Now I am walking southeast, towards Newquay town. There is no beach on this side, just a cliff and rocks below. The sea is surprisingly calm after the rolling waves of Fistral Bay. I pass a group of young people in wetsuits, picking their way carefully through the gravel of the path. Their minivan is parked further along and, from the writing on the side, I realise the group are going coasteering.
Nearing Newquay, I pass a historic lookout point – the Huer’s Hut. From here a watch was kept for shoals of pilchards. If one was spotted the alarm was raised and the fishing boats would set out, anticipating a good haul. It is no longer used.
The next day, I took the photograph below and you can see Huer’s hut- the small white building perched high on the cliff, near the midpoint of the photo.
The rain has settled into a grey drizzle and I continue onwards towards Newquay beach and town.

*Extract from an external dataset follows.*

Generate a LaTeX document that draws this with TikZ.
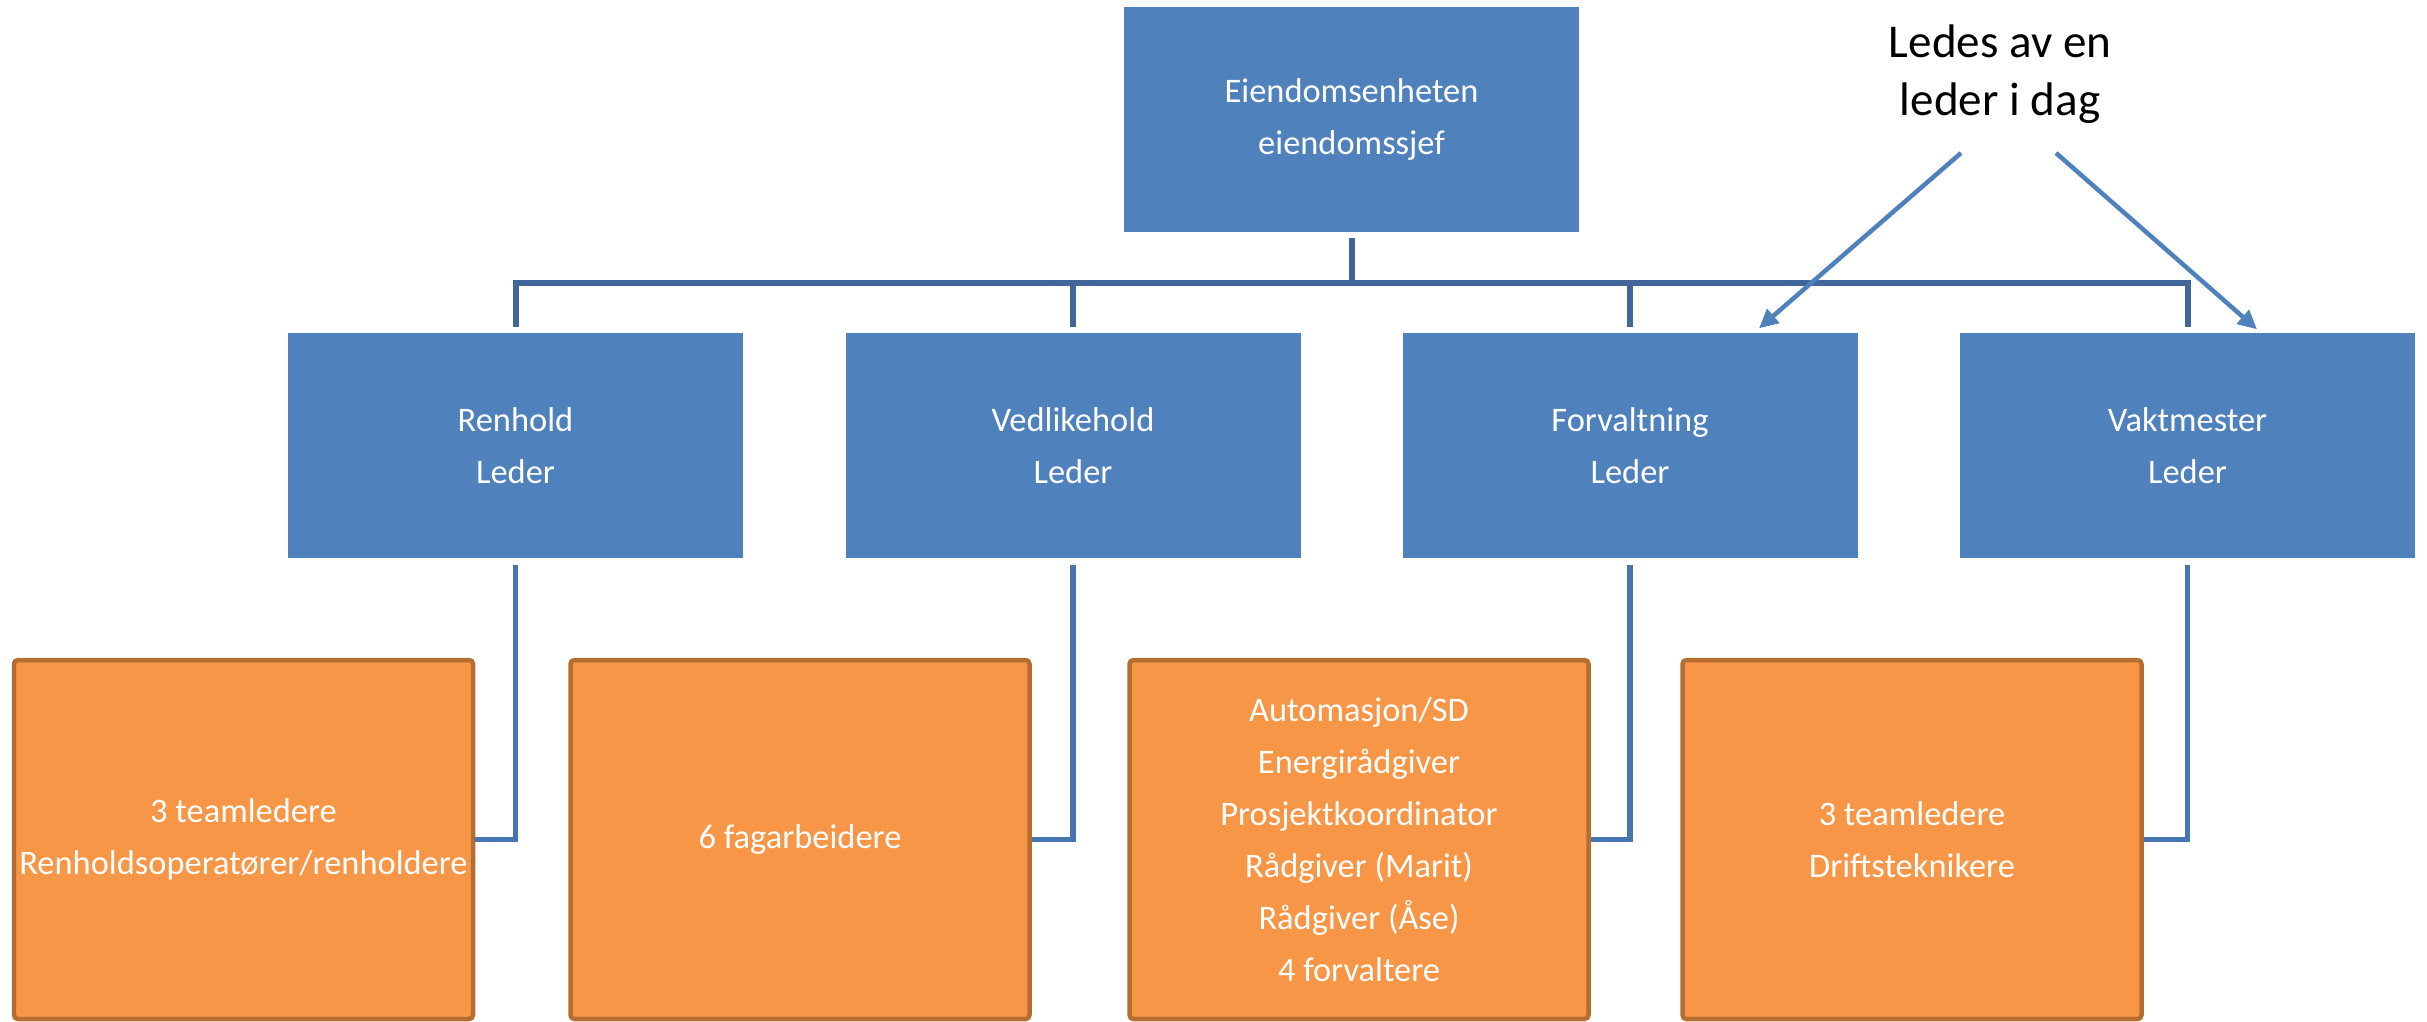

Few people are down by the sea, but the streets are crowded. I am sure the place looks better in the sunshine but it seems drab and noisy today.
I planned to walk to the end of Newquay Bay, but I decide to wait until tomorrow. I’ve only covered 4 miles, and less than 3 along the coast, but I’ve had enough. I stop at a café for a cream tea and give the weather one last chance to stop raining. It doesn’t. And so I head back to my B&B.
I have been looking forward to my hot shower but, unfortunately, I discover the nozzle only produces a fine spray of freezing cold droplets.